One technology installs on a round hay baler’s hydraulic kicker and weighs round bales as they are ejected from the machine. The other uses ultrasonic sensors that mount on the tongue of any baler and continuously measure height of the windrow — a row of cut hay — as the harvester rolls through the field.

Windrow height can be correlated to hay yield.

“Our key objectives were to build an inexpensive product so you can get a return on investment on it,” Kirk said at the Hay Production Field Day and Workshop at Clemson’s Edisto Research and Field Day.

“In addition, we wanted to build a product that will work on any baler, round baler, small square baler or large square baler,” he continued. “This windrow measurement is not dependent on any internal mechanism on the baler.”

Precision agriculture

Kirk’s work with yield monitors is part of the growing precision agriculture program at the Edisto REC.

Precision agriculture utilizes farming data and technology to reduce waste and optimize farm equipment and materials by targeting the amount and locations of water, fertilizer and chemical applications to the specific areas of a field where the products are needed.

Most growers blanket fertilizers over fields, not accounting for high-yielding spots that pull more nutrients from the soil, Kirk said. As a result, the best spots in a field may under-perform the following year because they are nutrient-deficient, he said.

Conversely, these blanket fertilizer treatments lead to over-application in parts of the field that, for varying reasons, do not produce strong yields. Yield monitors can improve that by allowing for variable rate applications throughout a field.

“What you are doing is maximizing profitability,” Kirk said.
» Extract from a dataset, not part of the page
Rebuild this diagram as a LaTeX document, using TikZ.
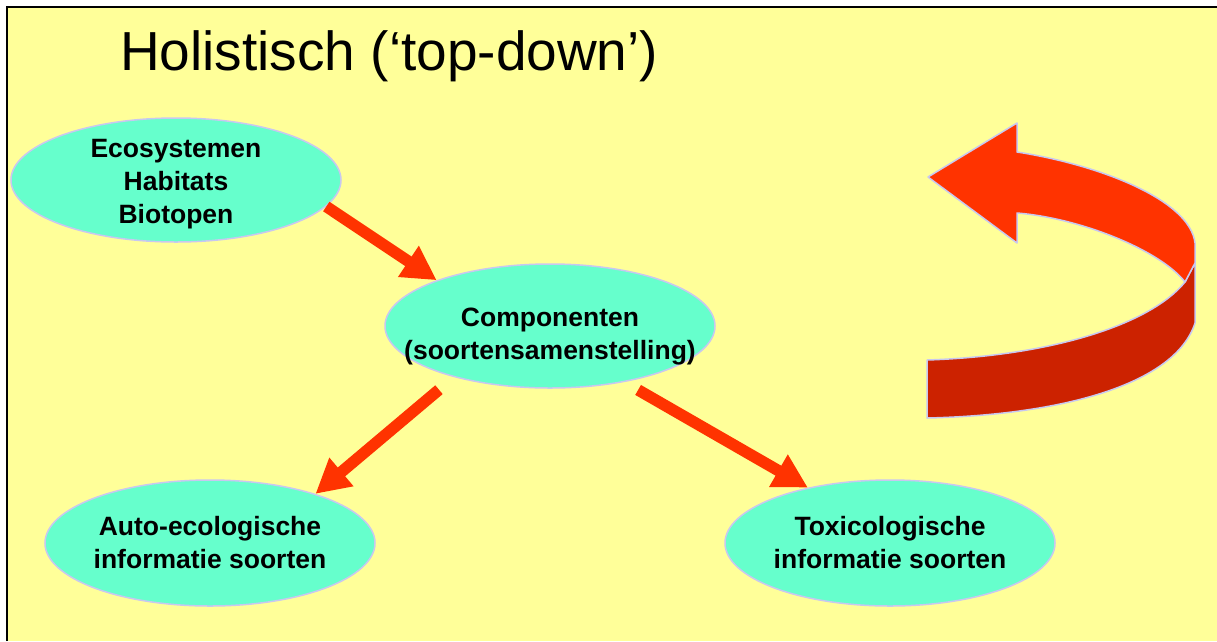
\documentclass[tikz,border=0pt]{standalone}
\usepackage{fontspec}
\setmainfont{Liberation Sans}
\usetikzlibrary{shapes.geometric,arrows.meta}
\definecolor{bg}{HTML}{FFFF99}
\definecolor{bub}{HTML}{66FFCC}
\definecolor{rim}{HTML}{C8C8F0}
\definecolor{arr}{HTML}{FF3300}
\definecolor{arrdark}{HTML}{CC2200}
\begin{document}
\begin{tikzpicture}[x=1pt,y=-1pt,
  bubble/.style={ellipse, draw=rim, line width=1.5pt, fill=bub, minimum width=330pt, minimum height=124pt, inner sep=0pt},
  btext/.style={font=\fontsize{26.5}{33}\selectfont\bfseries, align=center, inner sep=0pt},
  flow/.style={draw=arr, line width=11.5pt, -{Triangle[length=34pt,width=35pt]}},
  ribbon/.style={draw=rim, line width=1.5pt, line join=round}
]
\useasboundingbox (0,0) rectangle (1217,641);
\fill[white] (0,0) rectangle (1217,641);
\fill[bg] (7,7) rectangle (1217,641);
\draw[black, line width=2pt] (7,641) -- (7,7) -- (1217,7);

\node[anchor=base west, font=\fontsize{55}{60}\selectfont, inner sep=0pt] (title) at (120,70) {Holistisch (‘top-down’)};

\node[bubble] (eco) at (176,180) {};
\node[btext] (ecot) at ([yshift=-4pt]eco.center) {Ecosystemen\\Habitats\\Biotopen};
\node[bubble] (comp) at (550,326) {};
\node[btext] (compt) at ([yshift=-11pt]comp.center) {Componenten\\(soortensamenstelling)};
\node[bubble, minimum height=126pt] (auto) at (210,543) {};
\node[btext] (autot) at (auto) {Auto-ecologische\\informatie soorten};
\node[bubble, minimum height=126pt] (tox) at (890,543) {};
\node[btext] (toxt) at (tox) {Toxicologische\\informatie soorten};

\draw[flow] (eco.-10.5) -- (comp.158.2);
\draw[flow, shorten <=19.5pt] (comp.208.4) -- (auto.25.7);
\draw[flow, shorten <=15.8pt] (comp.-37.2) -- (tox.146.5);

% curved ribbon arrow
\filldraw[ribbon, fill=arrdark] (1185,282) -- (1195,263) -- (1195,323)
  .. controls (1175,385) and (1060,415) .. (927,418) -- (927,360)
  .. controls (1050,356) and (1150,325) .. (1185,282) -- cycle;
\filldraw[ribbon, fill=arr] (928,177) -- (1017,123) -- (1017,152)
  .. controls (1100,165) and (1190,200) .. (1195,243) -- (1195,263) -- (1185,282)
  .. controls (1160,250) and (1080,218) .. (1017,213) -- (1017,243) -- cycle;
\end{tikzpicture}
\end{document}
Kirk continues to test the products with efforts to work with manufacturers to bring them to the market for growers. He also is conducting a cost-benefit analysis of the hay-yield monitors, but does not have concrete data yet.

The cost

Yield-monitoring systems cost an estimated $5,000, Loftis said. If the technology increased yields just 1 percent on average or reduced input costs by 2 percent, farmers would recoup investments on the technology in the first year, he said. That’s based on an estimated 29,000 hay balers active in the U.S., with each harvesting about $500,000 in hay a year, according to federal figures.